The 4 dimensions of music
There are several ways to explain music and its multiple facets.
During advanced seminars I attended in the early 2000s, Jon Damian, guitar teacher at Berklee College, illustrated the 4 dimensions of music very well. Here is a summary.
If we imagine a cube, we can easily see the 3 dimensions:
-The length and
Music, on the other hand, has 4 dimensions. Let's use the cube parameters to fully understand these.
If we imagine the height of the cube, we can say that it represents the height of the notes (low notes, high notes). This is a fundamental dimension of music. It is essential to play the right notes, in the right register, in order to correctly recognize a melody.

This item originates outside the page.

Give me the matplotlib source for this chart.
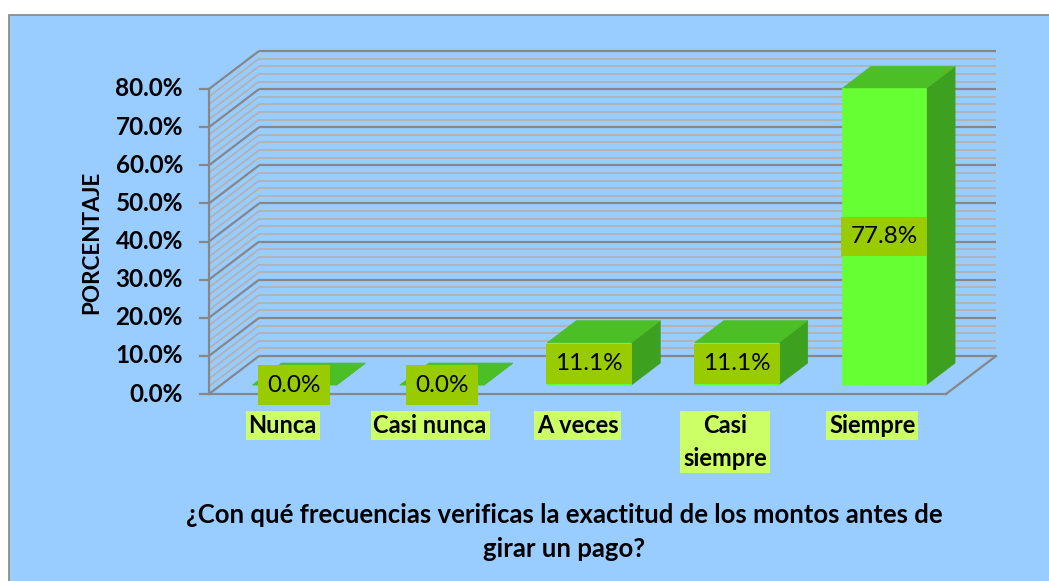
import matplotlib
matplotlib.use("Agg")
import matplotlib.pyplot as plt
from matplotlib.patches import Polygon, Rectangle

plt.rcParams['font.family'] = ['Lato', 'DejaVu Sans']

# ---- data ----
categories = ["Nunca", "Casi nunca", "A veces", "Casi\nsiempre", "Siempre"]
values = [0.0, 0.0, 11.1, 11.1, 77.8]
y_ticks = [0, 10, 20, 30, 40, 50, 60, 70, 80]
y_tick_labels = [f"{t:.1f}%" for t in y_ticks]
y_title = "PORCENTAJE"
x_title = "¿Con qué frecuencias verificas la exactitud de los montos antes de\ngirar un pago?"

# ---- layout ----
W, H = 1049, 581
PX_CAT = 147.4      # pixels per category on front plane
X0PX = 209          # pixel x of front-left axis
PX_PCT = 3.8125     # pixels per percent
Y0PX = 394          # pixel y (from top) of 0% on front plane
N = len(categories)
YMAX = 80
DX = 50 / PX_CAT    # depth offset in data units
DY = 38 / PX_PCT
BAR_W = 0.57
D0, D1 = 0.235, 0.815

BG = '#99CCFF'
MAJOR = '#878787'
MINOR = '#B2B2B2'
FRONT = '#66FF33'
TOP = '#4CBF26'
SIDE = '#3EA01F'
VAL_BOX = '#99CC00'
CAT_BOX = '#CCFF66'

fig = plt.figure(figsize=(W / 100, H / 100), dpi=100)
fig.patch.set_facecolor('white')
fig.patches.append(Rectangle((8.5 / W, -0.05), 1.2, (H - 14.5) / H + 0.05,
                             transform=fig.transFigure, fc=BG, ec='#8C8C8C',
                             lw=1.3, zorder=-10))

ax = fig.add_axes([0, 0, 1, 1])
ax.set_zorder(5)
ax.set_xlim(-X0PX / PX_CAT, (W - X0PX) / PX_CAT)
ax.set_ylim(-(H - Y0PX) / PX_PCT, Y0PX / PX_PCT)
ax.axis('off')
ax.patch.set_visible(False)

# gridlines on back wall and side wall
for v in range(0, YMAX + 1, 2):
    major = (v % 10 == 0)
    c = MAJOR if major else MINOR
    lw = 1.6 if major else 1.3
    z = 2 if major else 1
    ax.plot([DX, N + DX], [v + DY, v + DY], color=c, lw=lw, zorder=z,
            solid_capstyle='butt')
    ax.plot([0, DX], [v, v + DY], color=c, lw=lw, zorder=z,
            solid_capstyle='butt')

# front vertical axis and tick marks
ax.plot([0, 0], [0, YMAX], color=MAJOR, lw=1.6, zorder=2)
for t, lab in zip(y_ticks, y_tick_labels):
    ax.plot([-9 / PX_CAT, 0], [t, t], color=MAJOR, lw=1.6, zorder=2)
    ax.text(-26 / PX_CAT, t, lab, ha='right', va='center',
            fontsize=17.5, fontweight='bold', color='black')

# floor edges
ax.plot([0, N], [0, 0], color=MAJOR, lw=1.6, zorder=2)
ax.plot([N, N + DX], [0, DY], color=MAJOR, lw=1.6, zorder=2)

# bars
bdx, bdy = (D1 - D0) * DX, (D1 - D0) * DY
for i, v in enumerate(values):
    xl = i + 0.5 - BAR_W / 2 + D0 * DX
    yb = D0 * DY
    z = 5 + i
    ax.add_patch(Polygon([(xl + BAR_W, yb), (xl + BAR_W + bdx, yb + bdy),
                          (xl + BAR_W + bdx, yb + v + bdy), (xl + BAR_W, yb + v)],
                         closed=True, fc=SIDE, ec=SIDE, lw=0.5, zorder=z))
    ax.add_patch(Polygon([(xl, yb + v), (xl + BAR_W, yb + v),
                          (xl + BAR_W + bdx, yb + v + bdy), (xl + bdx, yb + v + bdy)],
                         closed=True, fc=TOP, ec=TOP, lw=0.5, zorder=z))
    if v > 0:
        ax.add_patch(Rectangle((xl, yb), BAR_W, v, fc=FRONT, ec=FRONT,
                               lw=0.5, zorder=z))
    ax.text(xl + BAR_W / 2, yb + v / 2, f"{v:.1f}%", ha='center', va='center',
            fontsize=17.5, color='black', zorder=20,
            bbox=dict(boxstyle='square,pad=0.38', fc=VAL_BOX, ec='none'))

# category labels
for i, c in enumerate(categories):
    ax.text(i + 0.5, -(414 - Y0PX) / PX_PCT, c, ha='center', va='top',
            fontsize=17, fontweight='bold', color='black', linespacing=1.55,
            zorder=20,
            bbox=dict(boxstyle='square,pad=0.12', fc=CAT_BOX, ec='none'))

# axis titles
ax.text((92 - X0PX) / PX_CAT, (Y0PX - 242) / PX_PCT, y_title, rotation=90,
        ha='center', va='center', fontsize=16.2, fontweight='bold', color='black')
ax.text((564 - X0PX) / PX_CAT, (Y0PX - 532) / PX_PCT, x_title,
        ha='center', va='center', fontsize=18.5, fontweight='bold', color='black',
        linespacing=1.48)

fig.savefig("out.png", dpi=100, facecolor=fig.get_facecolor())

Like the width of a cube, rhythm is also essential in music. As we wonder how wide a cube is, we can wonder if a rhythm is slow, fast, repetitive or random.
When learning a piece of music, we are mainly concerned with these two parameters:
-The rhythm and
-The pitch of notes.
If we stop after looking at these two elements only, we will have only 2 dimensions and therefore a square rather than a cube... We are missing something.
Just like the depth, the nuances and the intensity of playing will bring a third dimension, relief. It is therefore important to think about the volume, the intensity and the variations of what you play on the instrument.
The fourth dimension is difficult to explain but can be illustrated quite simply.
If we take three cubes of identical length, width and depth, we will agree that if these cubes are made of different materials, they will consequently be very different. A cube of wood, a cube of sugar, a cube of cheese : Three cubes but a world of difference.
If we transpose everything into music, we will call this fourth dimension articulation.
Articulation is how we're going to play the music.
Will we play our guitar piece with the fingers, with a pick, or with the edge of the thumb? Will we use a guitar with nylon or metal strings? All these elements contribute to the final result of the music that will be played and are all parameters to consider.